The Crass and Beautiful Jolie
June 18, 2009
Few women personify the vanity and emotional instability of liberalism as well as Angelina Jolie, with her multi-ethnic tribe of adopted children and her pathetic efforts to disguise self-display as global enlightenment. Angelina is one of those rare women who make maternal desire predatory. Hold on to your children, mothers of the Third World, when Angelina is in town!
In an article in the latest issue of Harper’s Bazaar, Angelina receives the feminist etablishment’s ultimate endorsement: a glowing article by Naomi Wolf. Strangely, Wolf is the author of the best-selling The Beauty Myth, which repackaged the cliche that feminine beauty is a patriarchal tool. How is it that Wolf warmly approves of Jolie’s visible splendor? Here’s the difference. Jolie is the object of sexual fanatasies by women, contends Wolf. So there. It’s not just a patriarchal thing.

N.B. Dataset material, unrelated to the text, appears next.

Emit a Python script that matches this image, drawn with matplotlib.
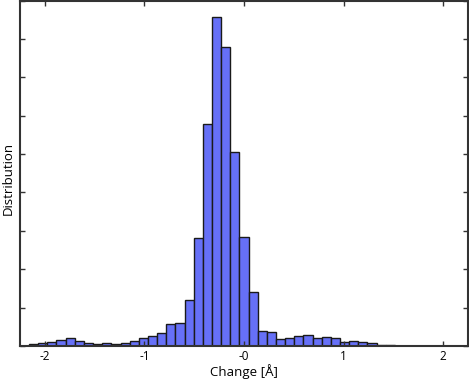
import numpy as np
import matplotlib.pyplot as plt

# histogram of change values (40 equal bins)
bin_lo = -2.159
bin_hi = 1.516
counts = [5, 8, 11, 16, 21, 13, 9, 6, 9, 5,
          8, 14, 21, 27, 33, 57, 60, 121, 281, 579,
          857, 779, 506, 285, 141, 40, 36, 18, 21, 25,
          29, 22, 23, 21, 11, 13, 10, 7, 3, 2]
xticks = [-2, -1, 0, 1, 2]
xtick_labels = ['-2', '-1', '-0', '1', '2']

plt.rcParams['font.family'] = ['Open Sans', 'DejaVu Sans']

edges = np.linspace(bin_lo, bin_hi, len(counts) + 1)
width = edges[1] - edges[0]

fig = plt.figure(figsize=(4.69, 3.79), dpi=100)
ax = fig.add_axes([20 / 469, 33 / 379, 448 / 469, 345.5 / 379])

ax.bar(edges[:-1], counts, width=width, align='edge',
       color='#6670f7', edgecolor='#1a1a1a', linewidth=1.0)

ax.set_xlim(-2.25, 2.25)
ax.set_ylim(0, 900)
ax.set_xticks(xticks)
ax.set_xticklabels(xtick_labels, fontsize=8.5)
ax.set_yticks(np.arange(0, 901, 100))
ax.set_yticklabels([])
ax.tick_params(direction='in', length=3.5, width=1, top=True, right=True,
               colors='#333333', labelcolor='black', pad=3)
for s in ax.spines.values():
    s.set_linewidth(1.5)
    s.set_color('#333333')

ax.set_xlabel('Change [Å]', fontsize=9.5, labelpad=1)
# y label sits right at the left edge of the figure
fig.text(8.5 / 469, 1 - 178 / 379, 'Distribution', fontsize=9.5,
         rotation=90, ha='center', va='center')

fig.savefig('out.png', dpi=100)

Wolf adores Jolie for the glamour she has bestowed on single motherhood. This is sort of like adoring Angelo Bruno for the glamour he bestowed on organized crime. Writes Wolf:
Single moms had been cast as society’s pathetic cases, but with more than a quarter of U.S. households with children headed by such moms, this was long overdue for a rebranding. When Maddox appeared — this adorable, brush-cut tyke photographed by Annie Leibovitz in his early romance with his mom — Jolie revealed a new, and fairly radical, vision of single motherhood that made the relationship seem tender, glamorous, and complete, father figure or no father figure in the picture.
Feminists have as much psychological insight into the average child as Fagin, Charles Dickens’ famous con man. Fagin snatched unsuspecting children off the streets of London to turn them into pickpockets. Feminists snatch children from lives of potential normalcy. Do they get a thrill out of this?
It is a widely known fact that children have an affinity for fathers. Life in a household run by a single mother is notoriously unstable. Just check the prisons. I have a hard time attributing Wolf’s ignorance to the blinding effect of ideology. This is brutal callousness. This is a power play by women – not against men, but against children.